Hume’s Argument Concerning Induction:
Structure and Interpretation
Peter Millican, University of Leeds
Extracts
"Hume’s argument concerning induction is the foundation stone of his philosophical system, and one of the most celebrated and influential arguments in the entire literature of western philosophy. It is therefore rather surprising that the enormous attention which has been devoted to it over the years has not resulted in any general consensus as to how it should be interpreted, or, in consequence, how Hume himself should be seen. At one extreme is the traditional view, which takes the argument to be thoroughly sceptical, leading to the sweeping conclusion that all “probable reasoning” or “reasoning concerning matter of fact and existence” is utterly worthless, so that Hume is portrayed as a negative Pyrrhonian intent on undermining the credentials of all our would-be knowledge of the world. But at the other extreme a number of very prominent commentators, particularly in recent years, have put forward a strikingly contrasting view, that Hume’s intentions here are entirely non-sceptical, and that so far from advancing a negative thesis himself, he is merely intent on showing the implausible consequences of the “rationalist” position taken by some of his philosophical opponents."
. . .
"The point of Hume’s investigation, then, is to examine the foundation of all our beliefs about “absent” matters of fact, that is, matters of fact which are not immediately “present” to our senses or memory (he sometimes speaks simply of “matters of fact”, but clearly means to refer only to those which are absent despite his omission of the explicit restriction).7 Hume will argue that such beliefs are founded on inferences from things which we have observed to those which we have not, these inferences operating on the assumption that the latter will resemble the former. Such inferences, which Hume himself refers to using phrases such as “probable arguments”, “moral reasonings”, or “reasonings concerning matter of fact [and existence]”, are now commonly known as “inductive” inferences, and hence Hume’s argument is generally referred to as his argument concerning induction.

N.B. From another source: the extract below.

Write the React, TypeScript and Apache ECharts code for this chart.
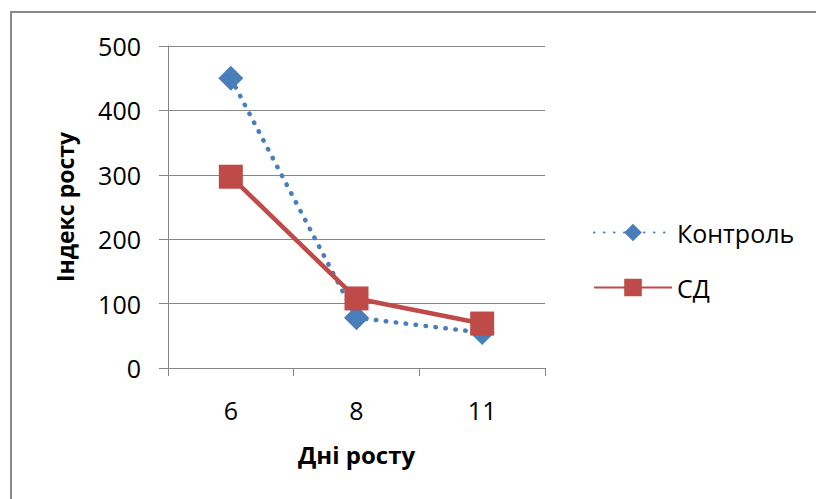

There is a potential source of confusion here, because the term “induction” has a rather different traditional Aristotelian sense, according to which it denotes not reasoning from observed to unobserved, but rather reasoning from particular cases to general principles or from effects to causes (with “deduction”, correspondingly, denoting reasoning from general to particular or from causes to effects). Moreover the word continues to retain some of this connotation, and perhaps for this reason various commentators on Hume, notably Antony Flew (but also more excusably many writers of introductory books on the philosophy of science), have presented his argument about “induction” as primarily focused on inductive inferences to universal conclusions, that is, inferences of the form “All observed A’s have been B’s, therefore all A’s whatever are B’s”. It should, however, be clear from the extended quotation above that Hume’s concern is with all inferences from observed to unobserved, including singular inferences of the form “All observed A’s have been B’s, therefore this A (of which I now have an impression) is a B”. In the Treatise , indeed, such inferences about particulars are taken as the paradigm, as indicated by the title of the section in which the famous argument occurs: “Of the inference from the impression to the idea”. And in the Enquiry, too, most of the examples which Hume gives are of singular inferences. We should avoid, therefore, drawing any conclusions about Hume’s intentions from the historical accident that the topic of his famous argument is now generally referred to as “induction”.8 For he himself never uses the term in this context, and anyway seems to understand it not in any technical sense but merely as a synonym for “inference” (T27, 628, ME170)."